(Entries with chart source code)
·····
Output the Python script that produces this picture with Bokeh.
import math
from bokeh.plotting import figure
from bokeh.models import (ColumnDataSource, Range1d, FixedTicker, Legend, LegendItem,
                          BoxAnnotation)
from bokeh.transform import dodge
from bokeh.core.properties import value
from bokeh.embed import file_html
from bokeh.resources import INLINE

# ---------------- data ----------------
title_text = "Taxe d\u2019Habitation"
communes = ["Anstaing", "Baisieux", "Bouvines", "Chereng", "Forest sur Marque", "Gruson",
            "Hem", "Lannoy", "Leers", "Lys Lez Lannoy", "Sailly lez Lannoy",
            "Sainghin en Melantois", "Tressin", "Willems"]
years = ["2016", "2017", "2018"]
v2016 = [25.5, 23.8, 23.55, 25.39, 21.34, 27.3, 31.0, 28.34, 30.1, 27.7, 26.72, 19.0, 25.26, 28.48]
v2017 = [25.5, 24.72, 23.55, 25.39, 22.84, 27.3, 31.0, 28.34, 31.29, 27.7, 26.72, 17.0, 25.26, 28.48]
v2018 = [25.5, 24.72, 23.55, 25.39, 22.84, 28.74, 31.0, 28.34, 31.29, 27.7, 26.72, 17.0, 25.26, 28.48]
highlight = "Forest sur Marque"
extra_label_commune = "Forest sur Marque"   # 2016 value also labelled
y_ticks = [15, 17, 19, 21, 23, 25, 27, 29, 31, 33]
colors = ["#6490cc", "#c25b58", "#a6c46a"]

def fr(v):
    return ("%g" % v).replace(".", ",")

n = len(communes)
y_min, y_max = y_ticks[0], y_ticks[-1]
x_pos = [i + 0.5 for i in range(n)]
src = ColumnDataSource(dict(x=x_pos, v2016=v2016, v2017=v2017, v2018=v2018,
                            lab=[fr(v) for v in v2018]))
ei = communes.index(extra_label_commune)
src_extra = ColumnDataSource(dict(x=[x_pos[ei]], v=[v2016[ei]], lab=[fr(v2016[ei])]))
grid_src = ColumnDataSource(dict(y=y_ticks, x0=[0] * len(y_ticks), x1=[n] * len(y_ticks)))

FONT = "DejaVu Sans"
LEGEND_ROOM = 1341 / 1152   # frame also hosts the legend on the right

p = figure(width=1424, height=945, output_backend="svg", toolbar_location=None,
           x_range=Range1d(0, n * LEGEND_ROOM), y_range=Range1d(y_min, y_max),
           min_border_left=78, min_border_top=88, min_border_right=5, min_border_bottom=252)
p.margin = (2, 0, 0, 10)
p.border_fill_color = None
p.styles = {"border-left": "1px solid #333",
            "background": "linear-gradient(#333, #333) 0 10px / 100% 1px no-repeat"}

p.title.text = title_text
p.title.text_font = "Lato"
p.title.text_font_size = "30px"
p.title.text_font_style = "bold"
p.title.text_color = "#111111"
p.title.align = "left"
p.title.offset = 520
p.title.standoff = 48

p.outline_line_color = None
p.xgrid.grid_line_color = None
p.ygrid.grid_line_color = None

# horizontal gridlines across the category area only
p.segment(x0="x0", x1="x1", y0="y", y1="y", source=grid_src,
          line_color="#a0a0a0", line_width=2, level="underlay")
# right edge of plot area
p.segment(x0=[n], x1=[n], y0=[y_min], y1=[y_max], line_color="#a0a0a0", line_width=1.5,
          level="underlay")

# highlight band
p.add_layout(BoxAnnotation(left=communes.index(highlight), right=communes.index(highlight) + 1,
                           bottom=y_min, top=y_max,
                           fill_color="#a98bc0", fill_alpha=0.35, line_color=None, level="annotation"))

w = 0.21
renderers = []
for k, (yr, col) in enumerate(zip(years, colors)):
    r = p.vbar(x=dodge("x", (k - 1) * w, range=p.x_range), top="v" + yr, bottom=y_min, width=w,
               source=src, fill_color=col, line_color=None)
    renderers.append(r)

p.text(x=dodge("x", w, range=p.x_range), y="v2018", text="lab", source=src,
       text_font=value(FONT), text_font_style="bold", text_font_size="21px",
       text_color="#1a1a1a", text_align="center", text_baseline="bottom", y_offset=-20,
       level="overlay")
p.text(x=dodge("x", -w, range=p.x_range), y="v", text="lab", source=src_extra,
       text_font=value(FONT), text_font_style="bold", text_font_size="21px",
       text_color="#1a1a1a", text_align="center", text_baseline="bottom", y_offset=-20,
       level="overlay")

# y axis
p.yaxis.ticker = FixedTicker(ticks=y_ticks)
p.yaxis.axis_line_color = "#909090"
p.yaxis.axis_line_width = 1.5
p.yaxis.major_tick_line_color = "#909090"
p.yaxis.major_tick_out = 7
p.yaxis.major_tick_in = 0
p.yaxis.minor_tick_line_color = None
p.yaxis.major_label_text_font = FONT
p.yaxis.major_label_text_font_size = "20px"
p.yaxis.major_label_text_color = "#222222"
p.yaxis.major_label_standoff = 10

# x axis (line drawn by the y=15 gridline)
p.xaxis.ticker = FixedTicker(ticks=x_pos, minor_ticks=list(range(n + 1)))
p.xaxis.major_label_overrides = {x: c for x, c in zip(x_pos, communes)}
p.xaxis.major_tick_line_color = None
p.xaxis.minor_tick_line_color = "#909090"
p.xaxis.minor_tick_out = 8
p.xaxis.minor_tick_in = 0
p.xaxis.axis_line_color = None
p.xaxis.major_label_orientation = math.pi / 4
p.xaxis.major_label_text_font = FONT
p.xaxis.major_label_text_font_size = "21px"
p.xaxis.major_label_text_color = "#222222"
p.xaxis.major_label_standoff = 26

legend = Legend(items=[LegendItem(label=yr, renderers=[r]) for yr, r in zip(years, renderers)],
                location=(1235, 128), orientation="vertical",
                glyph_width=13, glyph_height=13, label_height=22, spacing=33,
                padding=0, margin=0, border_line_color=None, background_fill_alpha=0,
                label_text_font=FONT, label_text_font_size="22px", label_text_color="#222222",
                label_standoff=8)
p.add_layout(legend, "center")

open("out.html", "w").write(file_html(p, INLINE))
·····
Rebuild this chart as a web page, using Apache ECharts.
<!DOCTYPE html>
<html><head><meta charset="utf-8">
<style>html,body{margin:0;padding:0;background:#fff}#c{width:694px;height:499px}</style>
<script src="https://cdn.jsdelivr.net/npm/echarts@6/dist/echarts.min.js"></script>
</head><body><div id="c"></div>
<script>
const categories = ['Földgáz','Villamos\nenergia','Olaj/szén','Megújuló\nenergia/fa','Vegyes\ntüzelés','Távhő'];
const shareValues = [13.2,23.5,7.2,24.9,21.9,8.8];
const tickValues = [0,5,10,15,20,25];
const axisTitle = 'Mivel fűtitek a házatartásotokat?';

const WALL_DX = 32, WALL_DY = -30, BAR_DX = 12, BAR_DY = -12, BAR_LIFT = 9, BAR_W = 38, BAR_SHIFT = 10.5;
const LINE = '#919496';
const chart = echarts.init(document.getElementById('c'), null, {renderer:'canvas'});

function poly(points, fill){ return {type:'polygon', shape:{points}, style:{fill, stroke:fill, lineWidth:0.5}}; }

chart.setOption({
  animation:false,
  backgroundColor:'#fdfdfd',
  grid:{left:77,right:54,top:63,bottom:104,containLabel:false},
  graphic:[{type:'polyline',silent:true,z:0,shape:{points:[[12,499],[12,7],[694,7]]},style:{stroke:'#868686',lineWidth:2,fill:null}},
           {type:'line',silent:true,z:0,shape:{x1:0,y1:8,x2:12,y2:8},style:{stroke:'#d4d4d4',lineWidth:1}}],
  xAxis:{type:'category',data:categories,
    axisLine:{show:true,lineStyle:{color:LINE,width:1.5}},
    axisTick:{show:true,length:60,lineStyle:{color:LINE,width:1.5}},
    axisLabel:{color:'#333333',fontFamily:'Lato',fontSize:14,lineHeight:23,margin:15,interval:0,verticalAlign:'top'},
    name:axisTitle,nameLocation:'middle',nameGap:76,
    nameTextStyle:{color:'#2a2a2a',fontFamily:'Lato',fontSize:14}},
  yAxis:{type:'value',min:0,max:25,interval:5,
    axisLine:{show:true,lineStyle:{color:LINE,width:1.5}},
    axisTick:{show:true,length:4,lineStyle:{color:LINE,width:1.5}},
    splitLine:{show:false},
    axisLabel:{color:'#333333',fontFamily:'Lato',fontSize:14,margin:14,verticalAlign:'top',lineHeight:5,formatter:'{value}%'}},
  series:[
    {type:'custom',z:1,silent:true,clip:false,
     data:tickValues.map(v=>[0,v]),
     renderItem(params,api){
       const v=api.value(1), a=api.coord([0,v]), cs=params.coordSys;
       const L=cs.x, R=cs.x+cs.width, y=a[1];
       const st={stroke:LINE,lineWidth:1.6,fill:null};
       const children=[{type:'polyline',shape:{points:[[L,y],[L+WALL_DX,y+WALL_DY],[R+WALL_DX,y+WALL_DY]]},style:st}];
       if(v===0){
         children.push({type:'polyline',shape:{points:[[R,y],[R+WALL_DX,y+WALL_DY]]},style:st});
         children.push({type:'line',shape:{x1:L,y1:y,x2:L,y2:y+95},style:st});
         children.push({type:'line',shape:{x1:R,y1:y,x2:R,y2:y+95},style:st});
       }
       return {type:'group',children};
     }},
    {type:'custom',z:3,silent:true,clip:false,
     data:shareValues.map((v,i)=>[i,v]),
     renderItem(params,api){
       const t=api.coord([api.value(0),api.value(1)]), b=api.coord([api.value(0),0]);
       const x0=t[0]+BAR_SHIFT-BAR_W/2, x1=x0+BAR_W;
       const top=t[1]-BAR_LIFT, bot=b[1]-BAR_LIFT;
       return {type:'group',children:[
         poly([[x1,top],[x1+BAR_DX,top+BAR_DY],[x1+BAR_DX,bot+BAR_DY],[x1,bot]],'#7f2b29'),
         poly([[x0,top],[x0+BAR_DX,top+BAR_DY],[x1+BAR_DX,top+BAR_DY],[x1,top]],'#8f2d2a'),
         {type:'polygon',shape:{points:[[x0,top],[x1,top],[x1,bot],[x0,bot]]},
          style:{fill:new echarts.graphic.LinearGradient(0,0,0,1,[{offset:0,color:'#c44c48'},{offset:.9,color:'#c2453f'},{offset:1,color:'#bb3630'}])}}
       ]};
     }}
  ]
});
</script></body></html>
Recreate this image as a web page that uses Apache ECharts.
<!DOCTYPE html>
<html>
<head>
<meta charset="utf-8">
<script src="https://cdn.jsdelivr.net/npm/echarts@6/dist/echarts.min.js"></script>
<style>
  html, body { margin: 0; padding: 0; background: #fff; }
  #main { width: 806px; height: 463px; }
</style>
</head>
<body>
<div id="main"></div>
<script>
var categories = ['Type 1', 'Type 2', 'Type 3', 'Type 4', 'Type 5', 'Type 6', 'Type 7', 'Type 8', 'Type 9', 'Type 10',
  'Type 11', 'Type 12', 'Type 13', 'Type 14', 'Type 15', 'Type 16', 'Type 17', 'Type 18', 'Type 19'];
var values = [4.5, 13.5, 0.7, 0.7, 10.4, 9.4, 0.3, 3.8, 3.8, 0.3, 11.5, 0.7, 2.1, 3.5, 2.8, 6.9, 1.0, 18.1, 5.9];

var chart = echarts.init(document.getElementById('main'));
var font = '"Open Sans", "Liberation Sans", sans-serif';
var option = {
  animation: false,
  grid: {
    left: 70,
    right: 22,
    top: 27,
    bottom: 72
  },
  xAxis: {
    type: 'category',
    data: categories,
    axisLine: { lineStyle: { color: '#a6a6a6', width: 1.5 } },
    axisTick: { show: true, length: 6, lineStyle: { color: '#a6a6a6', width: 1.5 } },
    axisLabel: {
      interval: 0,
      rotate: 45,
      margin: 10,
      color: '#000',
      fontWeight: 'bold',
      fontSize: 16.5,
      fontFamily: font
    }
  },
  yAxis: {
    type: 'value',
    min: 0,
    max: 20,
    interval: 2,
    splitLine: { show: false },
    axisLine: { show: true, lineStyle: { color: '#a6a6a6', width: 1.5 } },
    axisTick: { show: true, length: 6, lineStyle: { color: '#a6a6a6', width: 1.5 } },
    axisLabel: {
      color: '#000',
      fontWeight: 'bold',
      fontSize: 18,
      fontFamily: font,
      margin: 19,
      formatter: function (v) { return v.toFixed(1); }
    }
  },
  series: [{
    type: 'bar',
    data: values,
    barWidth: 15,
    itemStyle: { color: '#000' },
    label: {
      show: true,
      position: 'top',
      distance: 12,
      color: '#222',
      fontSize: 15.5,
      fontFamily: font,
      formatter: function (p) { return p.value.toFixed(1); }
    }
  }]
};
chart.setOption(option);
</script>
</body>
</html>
·····
• PROBLEM
Search the records for the string "that" and return every line in which it occurs.

• EXERCISE RESULT
Output the Python script that produces this picture with Bokeh.
Recreate this image as a web page that uses Apache ECharts.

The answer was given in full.